In the case before us, the partnership and the foundation are, respectively, the “obligor and his immediate obligee” for purposes of R.C. 1303.18(A). Thus, the terms of the instrument may be modified or affected by other writings executed as part of the same transaction. The general warranty deed, mortgage, and statement of settlement were all executed and delivered as a part of the same transaction. Each specifically names the partnership. *501The mortgage specifically refers to the promissory note, and the note states that it is secured by a mortgage. The mortgage is executed in the name of the partnership by both Davis and Mitchell. Thus, it is apparent that the note was executed in a manner sufficient to bind the partnership.

For the reasons set forth above, the decision of the court of appeals is reversed, and the cause is remanded for further proceedings in conformity with this opinion.

Judgment reversed and cause remanded.

Moyer, C.J., Sweeney, Holmes, Douglas, Wright and Resnick, JJ., concur.

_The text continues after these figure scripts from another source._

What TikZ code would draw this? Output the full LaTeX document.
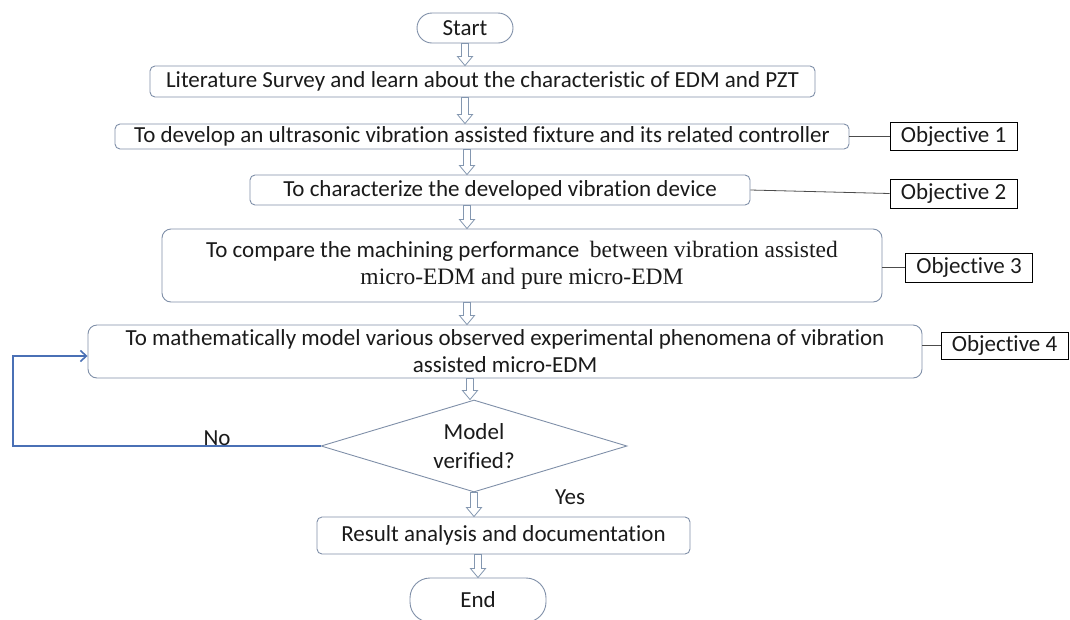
\documentclass[tikz,border=0pt]{standalone}
\usepackage{fontspec}
\setmainfont{Carlito}[Ligatures={NoCommon}]
\newfontfamily\tnr{Liberation Serif}
\usetikzlibrary{shapes.geometric,arrows.meta,calc}
\definecolor{boxc}{HTML}{7F8FA8}
\definecolor{arrc}{HTML}{8497B0}
\definecolor{fbcol}{HTML}{4A70B5}
\definecolor{txt}{HTML}{1A1A1A}
\begin{document}
\begin{tikzpicture}[x=1pt,y=-1pt,
 every node/.style={text=txt, font=\fontsize{23}{27}\selectfont},
 procbox/.style={draw=boxc, line width=0.9pt, rounded corners=5pt, inner sep=0pt, align=center},
 termbox/.style={draw=boxc, line width=0.9pt, inner sep=0pt},
 objbox/.style={draw=black, line width=0.8pt, inner sep=0pt, minimum width=127pt},
 objline/.style={draw=black!70, line width=0.8pt},
 blockarrow/.style={draw=arrc, fill=white, line width=0.8pt,
   to path={let \p1=(\tikztostart), \p2=(\tikztotarget) in
     (\x1-3.5pt,\y1) -- (\x1-3.5pt,\y2+9pt) -- (\x1-7.5pt,\y2+9pt) -- (\x1,\y2)
     -- (\x1+7.5pt,\y2+9pt) -- (\x1+3.5pt,\y2+9pt) -- (\x1+3.5pt,\y1) -- cycle}},
 fbline/.style={draw=fbcol, line width=1.6pt, -{Straight Barb[length=6pt,width=11pt]}}
]
\useasboundingbox (0,0) rectangle (1070,619);

% process nodes
\node[termbox, rounded corners=15pt, minimum width=96pt, minimum height=30pt] (start) at (465,28) {Start};
\node[procbox, minimum width=665pt, minimum height=31pt] (b1) at (482.5,81.5)
  {Literature Survey and learn about the characteristic of EDM and PZT};
\node[procbox, minimum width=734pt, minimum height=25pt] (b2) at (482,136.5)
  {To develop an ultrasonic vibration assisted fixture and its related controller};
\node[procbox, minimum width=500pt, minimum height=30pt] (b3) at (500,190)
  {To characterize the developed vibration device};
\node[procbox, rounded corners=9pt, minimum width=720pt, minimum height=73pt] (b4) at (522,265.5)
  {To compare the machining performance\ \ {\tnr\fontsize{23.5}{27}\selectfont between vibration assisted}\\
   {\tnr\fontsize{23.5}{27}\selectfont micro-EDM and pure micro-EDM}};
\node[procbox, rounded corners=9pt, minimum width=834pt, minimum height=53pt] (b5) at (505,351.5)
  {To mathematically model various observed experimental phenomena of vibration\\assisted micro-EDM};
\node[diamond, draw=boxc, line width=0.9pt, inner sep=0pt, aspect=3.33, align=center,
  font=\fontsize{23}{29}\selectfont,
  minimum width=306pt, minimum height=92pt] (dia) at (474,446) {Model\\verified?};
\node[procbox, minimum width=373pt, minimum height=37pt] (res) at (503.5,535.5)
  {Result analysis and documentation};
\node[termbox, rounded corners=20pt, minimum width=136pt, minimum height=44pt] (end) at (478,600) {End};

% objectives
\node[objbox, minimum height=28pt] (o1) at (953.5,136) {Objective 1};
\node[objbox, minimum height=29pt] (o2) at (953.5,193.5) {Objective 2};
\node[objbox, minimum height=29pt] (o3) at (969,267.5) {Objective 3};
\node[objbox, minimum height=27pt] (o4) at (1004.5,345.5) {Objective 4};

\draw[objline] (b2.east |- o1.west) -- (o1.west);
\draw[objline] (b3.east) -- (o2.west);
\draw[objline] (b4.east |- o3.west) -- (o3.west);
\draw[objline] (b5.east |- o4.west) -- (o4.west);

% block arrows
\draw[blockarrow] (start.south) to (b1.north -| start.south);
\draw[blockarrow] (b1.south -| start.south) to (b2.north -| start.south);
\draw[blockarrow] ([xshift=2pt]b2.south -| start.south) to ([xshift=2pt]b3.north -| start.south);
\draw[blockarrow] ([xshift=2pt]b3.south -| start.south) to ([xshift=2pt]b4.north -| start.south);
\draw[blockarrow] ([xshift=2pt]b4.south -| start.south) to ([xshift=2pt]b5.north -| start.south);
\draw[blockarrow] ([xshift=-4pt]b5.south -| dia.north) to ([xshift=-4pt]dia.north);
\draw[blockarrow] (dia.south) to (res.north -| dia.south);
\draw[blockarrow] (res.south -| end.north) to (end.north);

% feedback loop
\coordinate (fbl) at (13,446);
\draw[fbline] (dia.west) -- (fbl) |- ([yshift=-4.5pt]b5.west);

% labels
\node (no) at (217,438) {No};
\node (yes) at (570,497) {Yes};
\end{tikzpicture}
\end{document}
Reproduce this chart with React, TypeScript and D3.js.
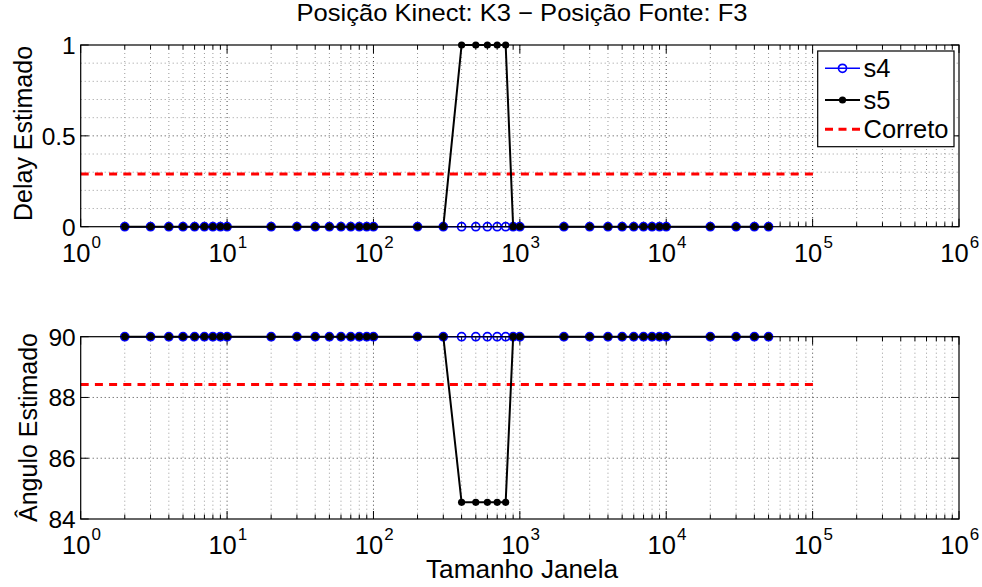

. R.C. 1775.12 sets out the liability of a partnership for the wrongful act of a partner acting in the ordinary course of the business of the partnership. R.C. 1775.13(A) sets out the liability of a partnership for the breach of trust of a partner acting within the scope of his apparent authority. These acts of one partner render the other partners jointly and severally liable under R.C. 1775.14(A). Ordinary business debts of the partnership therefore fall under R.C. 1775.14(B).